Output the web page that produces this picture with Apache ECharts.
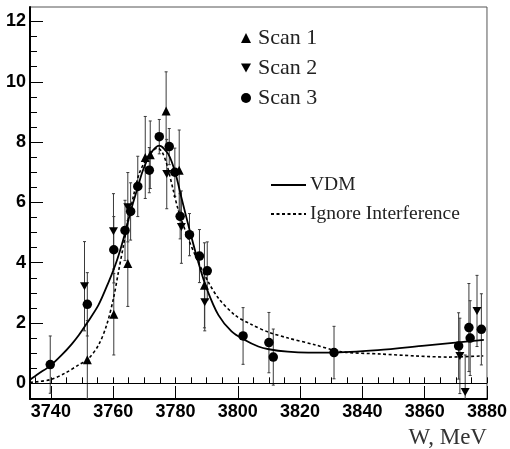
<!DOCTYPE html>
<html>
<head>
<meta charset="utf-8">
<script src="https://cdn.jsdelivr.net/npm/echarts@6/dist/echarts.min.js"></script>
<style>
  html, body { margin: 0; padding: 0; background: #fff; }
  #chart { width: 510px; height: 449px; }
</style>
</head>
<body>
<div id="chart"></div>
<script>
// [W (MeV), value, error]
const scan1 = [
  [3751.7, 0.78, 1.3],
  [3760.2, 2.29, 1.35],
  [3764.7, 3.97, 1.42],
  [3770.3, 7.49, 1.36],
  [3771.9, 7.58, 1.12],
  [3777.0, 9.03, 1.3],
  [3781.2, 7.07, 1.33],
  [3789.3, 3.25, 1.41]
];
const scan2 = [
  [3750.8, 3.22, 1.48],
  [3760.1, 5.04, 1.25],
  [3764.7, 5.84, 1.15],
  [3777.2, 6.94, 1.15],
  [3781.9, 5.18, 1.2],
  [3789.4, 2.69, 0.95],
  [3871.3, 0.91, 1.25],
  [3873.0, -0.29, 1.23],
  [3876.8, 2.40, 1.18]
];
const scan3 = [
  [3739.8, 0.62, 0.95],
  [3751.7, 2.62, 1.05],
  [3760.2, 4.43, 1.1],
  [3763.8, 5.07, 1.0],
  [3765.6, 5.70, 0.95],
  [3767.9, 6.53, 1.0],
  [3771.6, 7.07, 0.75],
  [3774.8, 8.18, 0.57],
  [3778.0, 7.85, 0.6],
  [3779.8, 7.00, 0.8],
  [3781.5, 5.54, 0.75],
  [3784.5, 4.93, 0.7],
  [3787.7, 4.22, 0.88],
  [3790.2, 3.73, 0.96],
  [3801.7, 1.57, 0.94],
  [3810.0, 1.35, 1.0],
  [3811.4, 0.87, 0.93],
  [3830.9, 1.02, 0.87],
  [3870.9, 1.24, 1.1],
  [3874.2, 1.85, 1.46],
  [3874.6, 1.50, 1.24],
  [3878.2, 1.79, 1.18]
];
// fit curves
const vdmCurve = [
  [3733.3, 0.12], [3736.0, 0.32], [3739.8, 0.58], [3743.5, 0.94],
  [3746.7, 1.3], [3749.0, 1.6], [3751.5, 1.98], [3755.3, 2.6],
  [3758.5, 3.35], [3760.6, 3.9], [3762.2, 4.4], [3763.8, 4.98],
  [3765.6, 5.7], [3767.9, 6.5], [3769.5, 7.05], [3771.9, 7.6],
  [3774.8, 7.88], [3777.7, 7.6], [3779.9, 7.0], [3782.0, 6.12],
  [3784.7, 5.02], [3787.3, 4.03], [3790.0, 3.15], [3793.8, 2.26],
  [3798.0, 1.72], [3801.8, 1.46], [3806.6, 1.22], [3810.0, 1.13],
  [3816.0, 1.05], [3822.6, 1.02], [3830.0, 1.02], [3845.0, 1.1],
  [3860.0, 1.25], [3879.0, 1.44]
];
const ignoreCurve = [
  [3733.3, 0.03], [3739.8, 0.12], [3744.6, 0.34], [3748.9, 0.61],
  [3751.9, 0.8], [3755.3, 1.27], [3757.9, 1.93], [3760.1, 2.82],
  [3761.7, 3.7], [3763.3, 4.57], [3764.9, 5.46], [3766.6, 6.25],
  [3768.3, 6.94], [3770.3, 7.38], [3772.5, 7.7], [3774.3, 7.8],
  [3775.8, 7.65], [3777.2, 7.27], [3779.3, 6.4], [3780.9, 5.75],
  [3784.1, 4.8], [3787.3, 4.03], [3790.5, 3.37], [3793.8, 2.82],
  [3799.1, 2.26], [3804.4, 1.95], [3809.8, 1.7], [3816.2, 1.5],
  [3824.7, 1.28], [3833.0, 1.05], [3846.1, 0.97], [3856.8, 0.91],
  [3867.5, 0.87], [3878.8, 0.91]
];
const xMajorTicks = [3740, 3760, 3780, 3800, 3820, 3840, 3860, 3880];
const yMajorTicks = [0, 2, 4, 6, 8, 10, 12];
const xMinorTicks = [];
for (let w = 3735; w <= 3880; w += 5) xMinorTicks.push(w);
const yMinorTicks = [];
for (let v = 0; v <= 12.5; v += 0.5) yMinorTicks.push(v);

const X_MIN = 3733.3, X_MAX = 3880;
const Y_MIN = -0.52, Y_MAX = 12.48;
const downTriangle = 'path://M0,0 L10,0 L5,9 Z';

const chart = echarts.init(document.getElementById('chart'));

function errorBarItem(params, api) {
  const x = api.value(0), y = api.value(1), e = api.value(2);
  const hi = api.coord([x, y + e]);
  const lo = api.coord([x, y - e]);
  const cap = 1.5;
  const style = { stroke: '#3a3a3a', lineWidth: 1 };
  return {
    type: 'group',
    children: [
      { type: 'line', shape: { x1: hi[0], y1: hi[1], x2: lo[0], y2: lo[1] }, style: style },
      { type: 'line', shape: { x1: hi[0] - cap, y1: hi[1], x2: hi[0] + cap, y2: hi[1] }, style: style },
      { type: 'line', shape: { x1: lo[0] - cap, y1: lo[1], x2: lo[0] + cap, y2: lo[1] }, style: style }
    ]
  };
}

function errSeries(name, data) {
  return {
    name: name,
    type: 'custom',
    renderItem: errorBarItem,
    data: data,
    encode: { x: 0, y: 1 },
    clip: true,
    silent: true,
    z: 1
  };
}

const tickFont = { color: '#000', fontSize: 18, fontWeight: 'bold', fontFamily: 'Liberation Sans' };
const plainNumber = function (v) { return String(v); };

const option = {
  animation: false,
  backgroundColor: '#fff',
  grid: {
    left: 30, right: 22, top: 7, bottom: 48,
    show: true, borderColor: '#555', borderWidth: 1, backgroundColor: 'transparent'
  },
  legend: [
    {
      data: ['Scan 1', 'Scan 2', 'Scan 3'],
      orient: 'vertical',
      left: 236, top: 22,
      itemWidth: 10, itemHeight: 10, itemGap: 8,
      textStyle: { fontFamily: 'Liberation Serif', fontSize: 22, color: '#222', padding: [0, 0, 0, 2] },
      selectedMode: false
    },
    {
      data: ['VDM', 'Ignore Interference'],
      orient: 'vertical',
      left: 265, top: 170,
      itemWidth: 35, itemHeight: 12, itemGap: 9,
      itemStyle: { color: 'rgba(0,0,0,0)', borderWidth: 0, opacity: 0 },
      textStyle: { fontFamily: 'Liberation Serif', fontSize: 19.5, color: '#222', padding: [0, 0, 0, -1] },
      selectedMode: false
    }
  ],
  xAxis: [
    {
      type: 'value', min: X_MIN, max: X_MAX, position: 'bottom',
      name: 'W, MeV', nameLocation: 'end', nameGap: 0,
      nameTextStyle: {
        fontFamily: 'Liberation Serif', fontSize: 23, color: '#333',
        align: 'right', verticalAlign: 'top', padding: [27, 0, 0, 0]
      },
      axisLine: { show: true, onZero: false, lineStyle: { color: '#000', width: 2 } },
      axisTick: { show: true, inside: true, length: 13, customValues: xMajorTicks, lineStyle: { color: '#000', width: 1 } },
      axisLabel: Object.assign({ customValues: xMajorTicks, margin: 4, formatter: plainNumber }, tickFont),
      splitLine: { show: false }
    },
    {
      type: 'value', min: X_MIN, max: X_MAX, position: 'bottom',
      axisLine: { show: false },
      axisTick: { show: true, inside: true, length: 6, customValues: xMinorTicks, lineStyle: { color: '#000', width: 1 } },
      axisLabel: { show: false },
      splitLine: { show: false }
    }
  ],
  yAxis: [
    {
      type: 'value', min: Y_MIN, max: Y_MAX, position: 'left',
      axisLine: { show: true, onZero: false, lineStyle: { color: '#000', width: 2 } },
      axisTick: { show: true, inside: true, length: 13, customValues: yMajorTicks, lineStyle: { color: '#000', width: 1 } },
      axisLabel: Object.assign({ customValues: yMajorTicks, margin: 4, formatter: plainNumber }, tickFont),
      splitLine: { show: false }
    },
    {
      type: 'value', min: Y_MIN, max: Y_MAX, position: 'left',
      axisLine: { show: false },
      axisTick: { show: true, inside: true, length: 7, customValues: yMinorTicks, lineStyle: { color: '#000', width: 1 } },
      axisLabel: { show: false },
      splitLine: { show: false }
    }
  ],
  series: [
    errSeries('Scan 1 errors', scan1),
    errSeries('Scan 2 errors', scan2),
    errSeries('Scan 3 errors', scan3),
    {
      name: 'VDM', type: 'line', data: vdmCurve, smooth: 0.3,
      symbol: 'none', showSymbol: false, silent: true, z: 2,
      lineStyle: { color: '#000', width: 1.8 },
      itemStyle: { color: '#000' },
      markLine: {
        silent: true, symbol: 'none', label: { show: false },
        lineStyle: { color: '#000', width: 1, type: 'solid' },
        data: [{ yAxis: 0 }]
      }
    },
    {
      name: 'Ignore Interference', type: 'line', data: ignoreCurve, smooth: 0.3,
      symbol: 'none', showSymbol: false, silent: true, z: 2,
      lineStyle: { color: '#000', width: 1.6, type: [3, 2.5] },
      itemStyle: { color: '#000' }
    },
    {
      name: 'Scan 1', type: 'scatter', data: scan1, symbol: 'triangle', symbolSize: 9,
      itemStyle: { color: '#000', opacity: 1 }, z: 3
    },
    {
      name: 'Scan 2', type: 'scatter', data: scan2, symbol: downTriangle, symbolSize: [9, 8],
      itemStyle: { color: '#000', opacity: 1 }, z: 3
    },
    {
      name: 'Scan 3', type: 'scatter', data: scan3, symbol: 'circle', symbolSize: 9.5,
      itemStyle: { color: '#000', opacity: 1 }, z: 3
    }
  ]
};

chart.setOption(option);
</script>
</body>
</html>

= Exercise =
Your answer should be only a number: how many lines of the data above contain the string "picture"?

= Complete response =
1